First Monday
- Discipline: Computer science; Internet studies;
- Language: English
- Edited by: Edward J. Valauskas

Publication details
- History: 1996–2026
- Publisher: First Monday Editorial Group (United States)
- Frequency: Monthly
- Open access: Yes

Standard abbreviations
- ISO 4: First Monday

Indexing
- ISSN: 1396-0466 (print) 1396-0458 (web)
- LCCN: sn97036844
- OCLC no.: 36875243

Links
- Journal homepage;

= First Monday (journal) =

Monthly peer-reviewed open access academic journal

First Monday was a monthly peer-reviewed open access academic journal covering research on the Internet, published in the United States.

The May 2026 issue of First Monday marked the thirtieth anniversary of the journal. The journal ceased publication, after 30 years, with that May 2026 issue. Altogether, 2,482 papers appeared in 360 issues, written by 3,703 different authors. First Monday has been archived in a variety of locations, notably at the Library of Congress, University of Illinois at Chicago, and elsewhere.

==Publication==
The journal was sponsored and hosted by the University of Illinois at Chicago. It was published on the first Monday of every month. In 2011, the journal had an acceptance rate of about 15%.

The journal had no article processing charges and no advertisements.

==History==
According to the chief editor, Edward Valauskas, the journal emerged before the open access model emerged:

"We didn't call it open access in 1995 but we were certainly a precursor to the whole notion of open access. We felt very strongly that the journal should have all its content made freely available and we insisted with [the Danish publisher] Munksgaard that the scholars who contributed would retain copyright of their work that they published in the journal. We felt it would encourage scholars to contribute and then re-use their content in lots of different ways".

First Monday was among the first peer-reviewed journals on the Internet. It originated in the summer of 1995 with a proposal to start a new Internet-only, peer-reviewed journal about the Internet by eventual editor-in-chief Edward J. Valauskas to Munksgaard, a Danish publisher. Munksgaard agreed to publish the journal in September 1995. The first issue appeared on 6 May 1996, the first Monday of May, also the opening of the Fifth International World Wide Web Conference in Paris. The first issue was distributed at that conference on diskette as well as released on the Internet from a server in Copenhagen at the address www.firstmonday.dk.

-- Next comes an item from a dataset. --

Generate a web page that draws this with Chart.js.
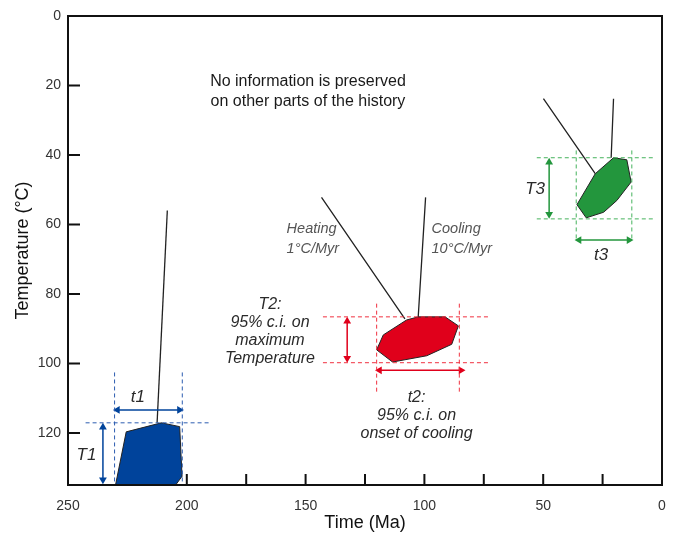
<!DOCTYPE html>
<html>
<head>
<meta charset="utf-8">
<script src="https://cdn.jsdelivr.net/npm/chart.js@4.4.1/dist/chart.umd.min.js"></script>
<style>
  html, body { margin: 0; padding: 0; background: #fff; }
  canvas { display: block; }
</style>
</head>
<body>
<canvas id="chart" width="674" height="535"></canvas>
<script>
// Assi: tempo (Ma) invertito, temperatura (°C) invertita
const xTicks = [250, 225, 200, 175, 150, 125, 100, 75, 50, 25, 0];
const xLabels = [250, 200, 150, 100, 50, 0];
const yTicks = [0, 20, 40, 60, 80, 100, 120];

// Evento 1 (blu) - [tempo, temperatura]
const blueBox = [[230, 135], [225.5, 119.7], [210.7, 117.1], [203, 118.2], [202, 132.5], [204.7, 135]];
const bluePaths = [[[212.5, 117.1], [208.2, 56]]];
const blueGuides = [[[230.4, 102.6], [230.4, 135]], [[201.9, 102.6], [201.9, 135]], [[242.6, 117.1], [190.4, 117.1]]];
const blueArrows = [[[229.2, 113.4], [203.1, 113.4]], [[235.3, 118.4], [235.3, 133.5]]];

// Evento 2 (rosso)
const redBox = [[120.1, 96.1], [117.3, 91.8], [107.5, 87.5], [102.6, 86.6], [91.3, 86.6], [85.7, 89.2], [88.5, 94.5], [99, 97.8], [113.4, 99.6]];
const redPaths = [[[143.3, 52.2], [108.2, 87.2]], [[99.5, 52.2], [102.6, 86.6]]];
const redGuides = [[[142.7, 86.6], [73.2, 86.6]], [[142.7, 99.8], [73.2, 99.8]], [[120.1, 82.8], [120.1, 108.9]], [[85.3, 82.8], [85.3, 108.9]]];
const redArrows = [[[132.5, 87.9], [132.5, 98.5]], [[118.9, 102], [84.6, 102]]];

// Evento 3 (verde)
const greenBox = [[35.8, 54.3], [28.1, 45.4], [20.4, 40.8], [14.8, 41.4], [13, 47.8], [19, 53.1], [24.6, 56.5], [31.9, 58.1]];
const greenPaths = [[[49.9, 23.8], [28.1, 45.4]], [[20.4, 23.8], [21.4, 40.8]]];
const greenGuides = [[[52.7, 40.8], [3.3, 40.8]], [[52.7, 58.4], [3.3, 58.4]], [[36.1, 38.7], [36.1, 64.6]], [[12.7, 38.7], [12.7, 64.6]]];
const greenArrows = [[[47.5, 42.1], [47.5, 57.1]], [[34.9, 64.5], [13.9, 64.5]]];

// Testi
const notes = [
    { text: ['No information is preserved', 'on other parts of the history'], x: 149, y: 19, style: 'plain' },
    { text: ['Heating', '1°C/Myr'], x: 158, y: 61.3, style: 'rate' },
    { text: ['Cooling', '10°C/Myr'], x: 97, y: 61.3, style: 'rate' },
    { text: ['T2:', '95% c.i. on', 'maximum', 'Temperature'], x: 165, y: 83.2, style: 'ci' },
    { text: ['t2:', '95% c.i. on', 'onset of cooling'], x: 103.3, y: 109.9, style: 'ci' },
    { text: ['t1'], x: 220.6, y: 109.7, style: 'tag' },
    { text: ['T1'], x: 242.2, y: 126.4, style: 'tag' },
    { text: ['T3'], x: 53.4, y: 50, style: 'tag' },
    { text: ['t3'], x: 25.6, y: 69, style: 'tag' }
];

const FONT = '"Liberation Sans", Arial, sans-serif';
const noteStyles = {
    plain: { font: '16px ' + FONT, color: '#1a1a1a', gap: 20, align: 'center' },
    rate: { font: 'italic 14.5px ' + FONT, color: '#555', gap: 20, align: 'left' },
    ci: { font: 'italic 16px ' + FONT, color: '#2a2a2a', gap: 18, align: 'center' },
    tag: { font: 'italic 17px ' + FONT, color: '#2a2a2a', gap: 18, align: 'center' }
};

const COLORS = {
    blue: { fill: '#00439b', guide: '#2c5cb0' },
    red: { fill: '#e0001b', guide: '#f0303f' },
    green: { fill: '#23963d', guide: '#45b25c' }
};

const pts = arr => arr.map(([x, y]) => ({ x, y }));
const segs = list => list.flatMap((s, i) => (i ? [{ x: null, y: null }] : []).concat(pts(s)));

function arrowRot(a, b) {
    // triangolo: 0 = su, 90 = destra (asse x invertito)
    if (a[1] === b[1]) return a[0] > b[0] ? [-90, 90] : [90, -90];
    return a[1] < b[1] ? [0, 180] : [180, 0];
}

function groupDatasets(key, box, paths, guides, arrows) {
    const c = COLORS[key];
    const sets = [];
    sets.push({
        data: segs(guides), borderColor: c.guide, borderWidth: 1, borderDash: [4, 3],
        pointRadius: 0, fill: false, spanGaps: false
    });
    arrows.forEach(a => {
        sets.push({
            data: pts(a), borderColor: c.fill, backgroundColor: c.fill, borderWidth: 1.5,
            pointStyle: 'triangle', pointRadius: 4.5, pointRotation: arrowRot(a[0], a[1]),
            pointBorderWidth: 0, fill: false
        });
    });
    sets.push({
        data: pts(box.concat([box[0]])), borderColor: '#222', borderWidth: 1,
        backgroundColor: c.fill, fill: 'shape', pointRadius: 0
    });
    sets.push({
        data: segs(paths), borderColor: '#222', borderWidth: 1.3,
        pointRadius: 0, fill: false, spanGaps: false
    });
    return sets;
}

// Tacche interne (sotto le forme) e cornice (sopra)
const framePlugin = {
    id: 'frame',
    beforeDatasetsDraw(chart) {
        const { ctx, chartArea: a, scales: { x, y } } = chart;
        ctx.save();
        ctx.strokeStyle = '#111';
        ctx.lineWidth = 2;
        ctx.beginPath();
        xTicks.forEach(v => {
            if (v === x.min || v === x.max) return;
            const px = x.getPixelForValue(v);
            ctx.moveTo(px, a.bottom);
            ctx.lineTo(px, a.bottom - 11);
        });
        yTicks.forEach(v => {
            if (v === y.min || v === y.max) return;
            const py = y.getPixelForValue(v);
            ctx.moveTo(a.left, py);
            ctx.lineTo(a.left + 12, py);
        });
        ctx.stroke();
        ctx.restore();
    },
    afterDraw(chart) {
        const { ctx, chartArea: a } = chart;
        ctx.save();
        ctx.strokeStyle = '#111';
        ctx.lineWidth = 2;
        ctx.strokeRect(a.left, a.top, a.right - a.left, a.bottom - a.top);
        ctx.restore();
    }
};

const notesPlugin = {
    id: 'notes',
    afterDatasetsDraw(chart) {
        const { ctx, scales: { x, y } } = chart;
        ctx.save();
        notes.forEach(n => {
            const s = noteStyles[n.style];
            ctx.font = s.font;
            ctx.fillStyle = s.color;
            ctx.textAlign = s.align;
            ctx.textBaseline = 'middle';
            const px = x.getPixelForValue(n.x);
            const py = y.getPixelForValue(n.y);
            n.text.forEach((line, i) => ctx.fillText(line, px, py + i * s.gap));
        });
        ctx.restore();
    }
};

const datasets = [].concat(
    groupDatasets('blue', blueBox, bluePaths, blueGuides, blueArrows),
    groupDatasets('red', redBox, redPaths, redGuides, redArrows),
    groupDatasets('green', greenBox, greenPaths, greenGuides, greenArrows)
);

Chart.defaults.font.family = FONT;

new Chart(document.getElementById('chart').getContext('2d'), {
    type: 'scatter',
    data: { datasets },
    options: {
        responsive: false,
        animation: false,
        showLine: true,
        layout: { padding: { top: 16, right: 12, left: 0, bottom: 0 } },
        plugins: { legend: { display: false }, tooltip: { enabled: false } },
        scales: {
            x: {
                type: 'linear', reverse: true, min: 0, max: 250,
                afterBuildTicks: s => { s.ticks = xTicks.map(v => ({ value: v })); },
                afterFit: s => { s.height = 50; s.paddingLeft = 0; s.paddingRight = 0; },
                grid: { display: false, drawTicks: false },
                border: { display: false },
                ticks: {
                    padding: 13, color: '#333', font: { size: 14 }, maxRotation: 0, autoSkip: false,
                    callback: v => (xLabels.includes(v) ? String(v) : '')
                },
                title: { display: true, text: 'Time (Ma)', color: '#111', font: { size: 18 }, padding: { top: 0, bottom: 1 } }
            },
            y: {
                type: 'linear', reverse: true, min: 0, max: 135,
                afterBuildTicks: s => { s.ticks = yTicks.map(v => ({ value: v })); },
                afterFit: s => { s.width = 68; s.paddingTop = 0; s.paddingBottom = 0; },
                grid: { display: false, drawTicks: false },
                border: { display: false },
                ticks: { padding: 7, color: '#333', font: { size: 14 }, autoSkip: false },
                title: { display: true, text: 'Temperature (°C)', color: '#111', font: { size: 18 }, padding: { top: 12, bottom: 0 } }
            }
        }
    },
    plugins: [framePlugin, notesPlugin]
});
</script>
</body>
</html>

In December 1998, Munksgaard sold the journal to three of the editors: Edward J. Valauskas, Esther Dyson, and Rishab Aiyer Ghosh. The server was moved from Copenhagen to the University of Illinois at Chicago's Library. The first issue based on a server in Chicago appeared 4 January 1999.

===Conferences===
The first First Monday conference took place 4–6 November 2001 in Maastricht at the International Institute of Infonomics. To celebrate First Monday's 10th birthday in 2006, a conference took place at the University of Illinois at Chicago, 15–17 May 2006. The theme of the conference was Openness: Code, science and content. In excess of 200 participants from more than 30 countries took part in the meeting. Papers from the Conference were published in the June and July issues. The conference was sponsored by The Open Society Institute, The John D. and Catherine T. MacArthur Foundation, The University of Illinois at Chicago University Library and The Maastricht Economic Research Institute on Innovation and Technology (MERIT), University of Maastricht.